Sekarang setelah Mesir kejadian seperti ini, Suriah, saya katakan ini
gambaran nyata. saya terima kasih ada gambaran bisa mengatakan kalau
waktu itu saya ambil alih maka gambaranya seperti di Mesir sekarang.
Tidak jelas reformasi itu bagaimana, korban terus berjatuhan, terus
masih berhadapan militer dengan rakyat dengan jumlah besar. Sehingga
keputusan saya tidak mengambil alih adalah keputusan tepat. Paling tidak
bagi saya.
Apakah majunya Anda saat ini bentuk kecemasan Anda?
Salah satu pertimbanganya itu. Karena saya ini melihat apa yang saya
lakukan di 1998. Sebenarnya Anda sudah bisa menarik kesimpulan, saya
bukan orang gila kekuasaan. Saya masih cukup waras untuk menempatkan
kekuasaan sebagai instrumen untuk pengabdian. Saat inipun sama.
Saat saya ingin maju 2004-2009, 2009-2014, perjuangan saya untuk melihat
negeri kita masih bisa lebih baik dikelola dari sekarang ini. Masih ada
potensi-potensi bisa kita manfaatkan untuk menghasilkan pemerintahan
dan negara lebih baik. Ini tentu juga sesuai keyakinan saya sebagai
orang Islam.
Ada hadis Rasulallah, wajib hukumnya untuk setiap muslim berbuat
sesuatu. Kalau dia merasa mampu dan melihat di depannya ada sesuatu
tidak benar dengan tangannya. Kalau tidak mampu dengan mulutnya,
mulutnya tidak mampu diam. Itu ajaran sangat bagus.

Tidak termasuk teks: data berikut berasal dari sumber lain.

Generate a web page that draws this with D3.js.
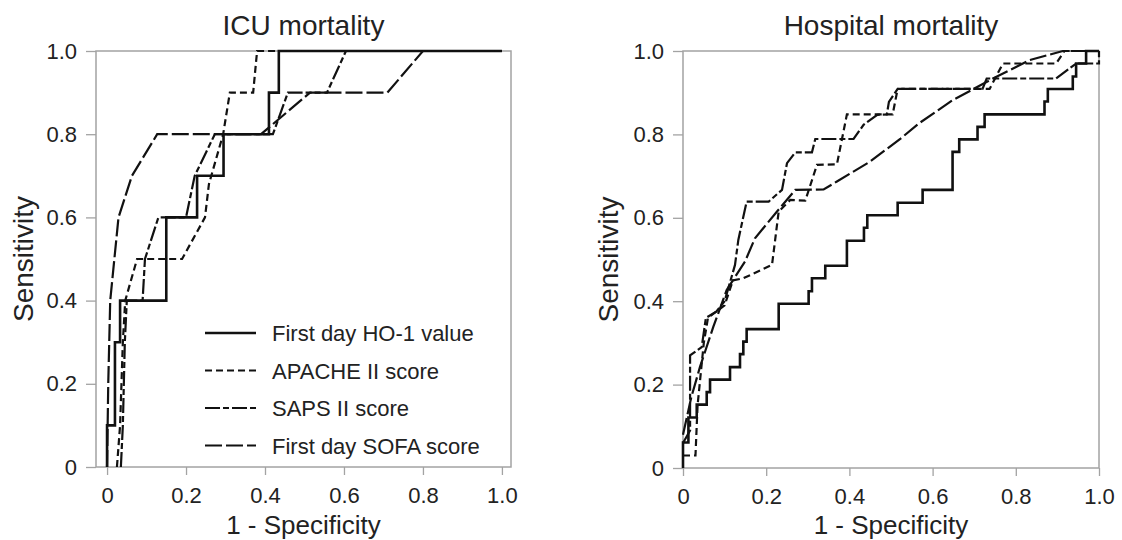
<!DOCTYPE html>
<html>
<head>
<meta charset="utf-8">
<script src="https://cdn.jsdelivr.net/npm/d3@7"></script>
<style>
  body { margin: 0; background: #fff; }
  svg { display: block; font-family: "Liberation Sans", Arial, sans-serif; }
</style>
</head>
<body>
<svg id="chart" width="1122" height="540"></svg>
<script>
// series names / legend labels
var seriesNames = ['First day HO-1 value', 'APACHE II score', 'SAPS II score', 'First day SOFA score'];
var ticks = [0, 0.2, 0.4, 0.6, 0.8, 1.0];
var tickLabels = ['0', '0.2', '0.4', '0.6', '0.8', '1.0'];

// ICU mortality - [1-specificity, sensitivity]
var icuHO1 = [[0, 0], [0, 0.1], [0.02, 0.3], [0.033, 0.4], [0.15, 0.6], [0.228, 0.7], [0.295, 0.8], [0.41, 0.9], [0.435, 1.0], [1.0, 1.0]]; // step points
var icuApache = [[0.025, 0], [0.033, 0.1], [0.04, 0.3], [0.046, 0.4], [0.076, 0.5], [0.19, 0.5], [0.248, 0.6], [0.258, 0.68],
  [0.294, 0.8], [0.311, 0.9], [0.37, 0.9], [0.38, 1.0], [1.0, 1.0]];
var icuSaps = [[0.035, 0], [0.04, 0.1], [0.045, 0.3], [0.05, 0.4], [0.09, 0.4], [0.096, 0.5], [0.13, 0.6], [0.2, 0.6], [0.222, 0.7],
  [0.273, 0.8], [0.42, 0.8], [0.458, 0.9], [0.557, 0.9], [0.605, 1.0], [1.0, 1.0]];
var icuSofa = [[0, 0], [0.003, 0.2], [0.008, 0.4], [0.029, 0.6], [0.063, 0.7], [0.127, 0.8], [0.39, 0.8], [0.514, 0.9],
  [0.71, 0.9], [0.8, 1.0], [1.0, 1.0]];

// Hospital mortality
var hospHO1 = [[0, 0], [0, 0.061], [0.013, 0.121], [0.033, 0.152], [0.057, 0.182], [0.065, 0.212], [0.113, 0.242], [0.137, 0.273],
  [0.145, 0.303], [0.153, 0.333], [0.23, 0.394], [0.302, 0.424], [0.31, 0.455], [0.342, 0.485], [0.394, 0.545], [0.435, 0.576],
  [0.443, 0.606], [0.516, 0.636], [0.576, 0.667], [0.648, 0.758], [0.664, 0.788], [0.708, 0.818], [0.725, 0.848], [0.869, 0.879],
  [0.877, 0.909], [0.937, 0.939], [0.945, 0.97], [0.969, 1.0], [1.0, 1.0]]; // step points
var hospApache = [[0, 0.03], [0.03, 0.03], [0.035, 0.15], [0.05, 0.3], [0.06, 0.36], [0.1, 0.39], [0.12, 0.45], [0.145, 0.455],
  [0.214, 0.487], [0.23, 0.615], [0.258, 0.643], [0.294, 0.641], [0.322, 0.727], [0.37, 0.728], [0.394, 0.848], [0.504, 0.848],
  [0.516, 0.909], [0.737, 0.909], [0.769, 0.97], [0.897, 0.97], [0.917, 1.0], [1.0, 1.0]];
var hospSaps = [[0, 0.06], [0.017, 0.09], [0.017, 0.27], [0.045, 0.29], [0.055, 0.36], [0.08, 0.375], [0.1, 0.4], [0.125, 0.487],
  [0.133, 0.547], [0.153, 0.639], [0.206, 0.639], [0.238, 0.667], [0.25, 0.731], [0.27, 0.757], [0.31, 0.757], [0.318, 0.789],
  [0.41, 0.789], [0.434, 0.823], [0.467, 0.847], [0.49, 0.848], [0.495, 0.878], [0.516, 0.909], [0.72, 0.909], [0.73, 0.934],
  [0.897, 0.934], [0.945, 0.97], [1.0, 0.97], [1.0, 1.0]];
var hospSofa = [[0, 0.08], [0.02, 0.17], [0.041, 0.243], [0.073, 0.339], [0.105, 0.427], [0.149, 0.495], [0.173, 0.551],
  [0.226, 0.615], [0.27, 0.667], [0.338, 0.668], [0.37, 0.687], [0.45, 0.735], [0.523, 0.79], [0.568, 0.827], [0.648, 0.882],
  [0.745, 0.934], [0.833, 0.978], [0.913, 1.0], [1.0, 1.0]];

var styles = [
  {dash: null, width: 2.6, step: true},
  {dash: '7,4', width: 2.2},
  {dash: '15,3,6,3', width: 2.2},
  {dash: '17,4', width: 2.2}
];

var svg = d3.select('#chart');
var ink = '#111';
var frameColor = '#a3a3a3';

function drawPanel (opt) {
  var x = d3.scaleLinear().domain(opt.xDomain).range([opt.left, opt.right]);
  var y = d3.scaleLinear().domain([0, 1]).range([opt.bottom, opt.top]);
  var g = svg.append('g');

  var fmt = function (d) { return tickLabels[ticks.indexOf(d)]; };

  var yAxis = g.append('g')
    .attr('transform', 'translate(' + opt.left + ',0)')
    .call(d3.axisLeft(y).tickValues(ticks).tickFormat(fmt).tickSize(10).tickPadding(9));
  var xAxis = g.append('g')
    .attr('transform', 'translate(0,' + opt.bottom + ')')
    .call(d3.axisBottom(x).tickValues(ticks).tickFormat(fmt).tickSize(8).tickPadding(12));

  [yAxis, xAxis].forEach(function (a) {
    a.select('.domain').remove();
    a.selectAll('line').attr('stroke', frameColor).attr('stroke-width', 1.3);
    a.selectAll('text').attr('fill', '#222').style('font-size', '22px').style('font-family', null);
  });

  g.append('rect')
    .attr('x', opt.left).attr('y', opt.top)
    .attr('width', opt.right - opt.left).attr('height', opt.bottom - opt.top)
    .attr('fill', 'none').attr('stroke', frameColor).attr('stroke-width', 1.5);

  opt.series.forEach(function (data, i) {
    var st = styles[i];
    var line = d3.line()
      .x(function (d) { return x(d[0]); })
      .y(function (d) { return y(d[1]); })
      .curve(st.step ? d3.curveStepAfter : d3.curveLinear);
    g.append('path')
      .attr('d', line(data))
      .attr('fill', 'none')
      .attr('stroke', ink)
      .attr('stroke-width', st.width)
      .attr('stroke-dasharray', st.dash)
      .attr('stroke-linejoin', 'miter');
  });

  var cx = (opt.left + opt.right) / 2;
  g.append('text').attr('x', cx).attr('y', 35)
    .attr('text-anchor', 'middle').attr('fill', '#222').style('font-size', '28px')
    .text(opt.title);
  g.append('text').attr('x', cx).attr('y', 534)
    .attr('text-anchor', 'middle').attr('fill', '#222').style('font-size', '26px')
    .text('1 - Specificity');
  g.append('text')
    .attr('transform', 'translate(' + opt.yTitleX + ',' + (opt.top + opt.bottom) / 2 + ') rotate(-90)')
    .attr('text-anchor', 'middle').attr('fill', '#222').style('font-size', '28px')
    .text('Sensitivity');

  if (opt.legend) {
    var lg = g.append('g');
    seriesNames.forEach(function (name, i) {
      var st = styles[i];
      var yy = 333 + i * 37.5;
      lg.append('line')
        .attr('x1', 205).attr('x2', 256).attr('y1', yy).attr('y2', yy)
        .attr('stroke', ink).attr('stroke-width', st.width)
        .attr('stroke-dasharray', st.dash);
      lg.append('text').attr('x', 272).attr('y', yy + 8)
        .attr('fill', '#222').style('font-size', '22px')
        .text(name);
    });
  }
}

drawPanel({
  title: 'ICU mortality',
  left: 96, right: 511, top: 51, bottom: 467,
  xDomain: [-0.028, 1.023],
  yTitleX: 33,
  series: [icuHO1, icuApache, icuSaps, icuSofa],
  legend: true
});

drawPanel({
  title: 'Hospital mortality',
  left: 683, right: 1099, top: 51, bottom: 468,
  xDomain: [0, 1],
  yTitleX: 618,
  series: [hospHO1, hospApache, hospSaps, hospSofa],
  legend: false
});
</script>
</body>
</html>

Saya merasa punya pengalaman mendampingi tiga presiden: Presiden
Soeharto, Presiden Habibie, Presiden Abdurrahman Wahid. Pernah menjadi
pejabat pada level nasional, ikut mendesain reformasi belum selesai
waktu itu. Saya kalau ingin melanjutkan perjuangan boleh-boleh saja.